Barry Le Va souhaitait que son œuvre soit – comme le suggère le titre de son exposition posthume de 2024 à la Fruitmarket d’Édimbourg – In a State of Flux (en état de flux). La variabilité dans l’exécution de son travail constitue précisément le cœur de son propos. Pour Beckett, en revanche, c’est tout le contraire : la précision et l’invariabilité sont l’essence même de son œuvre. Il ne se contente pas de contrôler la hauteur à laquelle les couperets sont lancés : il en contrôle également l’élan, la vitesse, l’angle – et même la personne autorisée à les lancer.
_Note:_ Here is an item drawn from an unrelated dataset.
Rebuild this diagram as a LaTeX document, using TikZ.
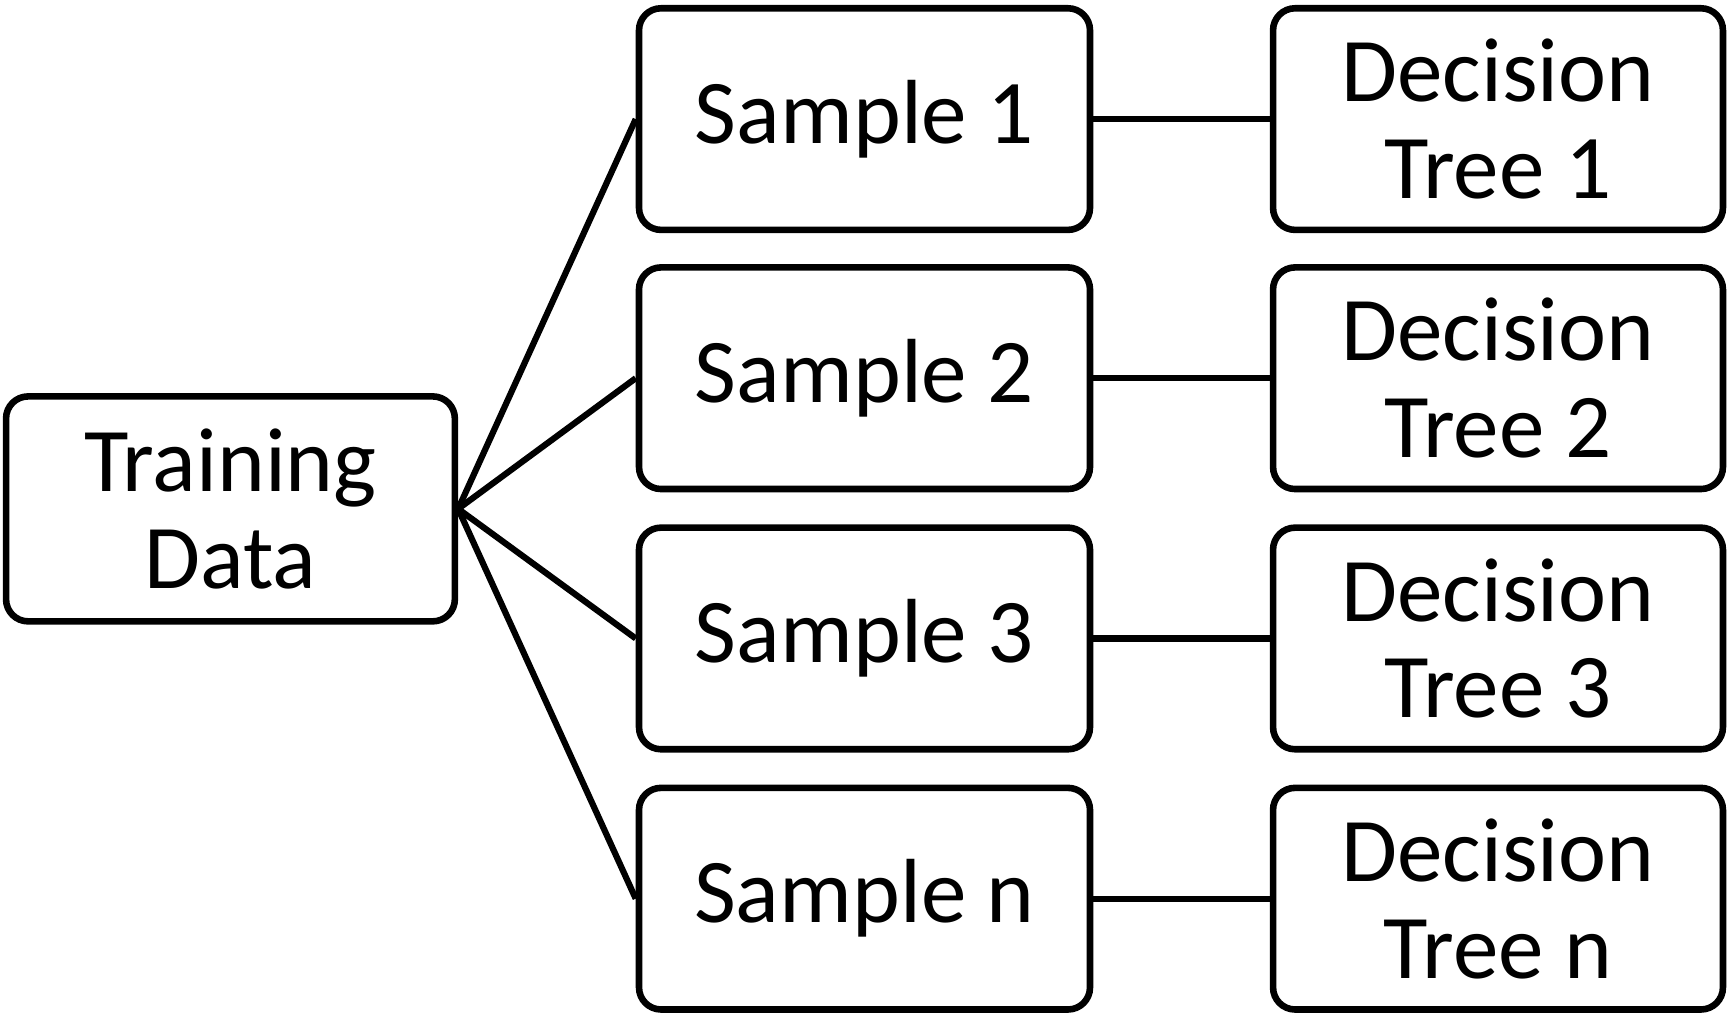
\documentclass[tikz,border=0pt]{standalone}
\usepackage{fontspec}
\setmainfont{Carlito}
\usepackage{tikz}
\usetikzlibrary{positioning}
\tikzset{
  rfbox/.style={
    rectangle, rounded corners=0.4cm, draw=black, fill=white, line width=3.4pt,
    align=center, inner sep=2pt, font=\fontsize{47}{50}\selectfont
  },
  rfdata/.style={rfbox, minimum width=8.14cm, minimum height=4.08cm},
  rfsample/.style={rfbox, minimum width=8.18cm, minimum height=4.02cm},
  rftree/.style={rfbox, minimum width=8.16cm, minimum height=4.02cm},
  rfedge/.style={line width=3.2pt}
}
\begin{document}
\begin{tikzpicture}
  \useasboundingbox (0,0) rectangle (31.36,18.44);
  \node[rfdata] (train) at (4.18,9.21) {Training\\Data};
  \node[rfsample] (s1) at (15.68,16.28) {Sample 1};
  \node[rfsample] (s2) at (15.68,11.58) {Sample 2};
  \node[rfsample] (s3) at (15.68,6.86) {Sample 3};
  \node[rfsample] (sn) at (15.68,2.14) {Sample n};
  \node[rftree] (t1) at (27.17,16.28) {Decision\\Tree 1};
  \node[rftree] (t2) at (27.17,11.58) {Decision\\Tree 2};
  \node[rftree] (t3) at (27.17,6.86) {Decision\\Tree 3};
  \node[rftree] (tn) at (27.17,2.14) {Decision\\Tree n};
  \draw[rfedge] (train.east) -- (s1.west);
  \draw[rfedge] (train.east) -- (s2.west);
  \draw[rfedge] (train.east) -- (s3.west);
  \draw[rfedge] (train.east) -- (sn.west);
  \draw[rfedge] (s1.east) -- (t1.west);
  \draw[rfedge] (s2.east) -- (t2.west);
  \draw[rfedge] (s3.east) -- (t3.west);
  \draw[rfedge] (sn.east) -- (tn.west);
\end{tikzpicture}
\end{document}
Ainsi, bien que son rejet de toute réinterprétation puisse paraître excessivement rigide – voire absurde – il reflète un objectif artistique fondamentalement différent.

Cela soulève une question plus large : jusqu’où les intentions d’un dramaturge doivent-elles compter lors de la représentation de son œuvre ?

Est-ce que Tchekhov approuverait Une Mouette d’Elsa Granat, qui recontextualise sa pièce de 1896 sous un angle plus psychologique ?
Molière accepterait-il l’ajout de musique et de danse balkaniques par Valérie Lesort et Christian Hecq dans Le Bourgeois Gentilhomme ?
Puccini comprendrait-il pourquoi Claus Guth a mis en scène La Bohème dans l’espace, avec des combinaisons d’astronautes, ou aurait-il préféré qu’elle reste à Paris dans les années 1830 ?

Cela a-t-il même de l’importance ? La réinterprétation insuffle-t-elle une nouvelle vie et une nouvelle perspective à une pièce, ou brouille-t-elle simplement son message ?

C’est à vous de décider. Chez Theatre in Paris, nous sommes à la fois Beckett et Le Va : nous aimons les œuvres originales, et nous aimons leurs réinterprétations. Mais chacun a sa culture et ses propres références. L’important, nous semble-t-il, est de toujours rester curieux.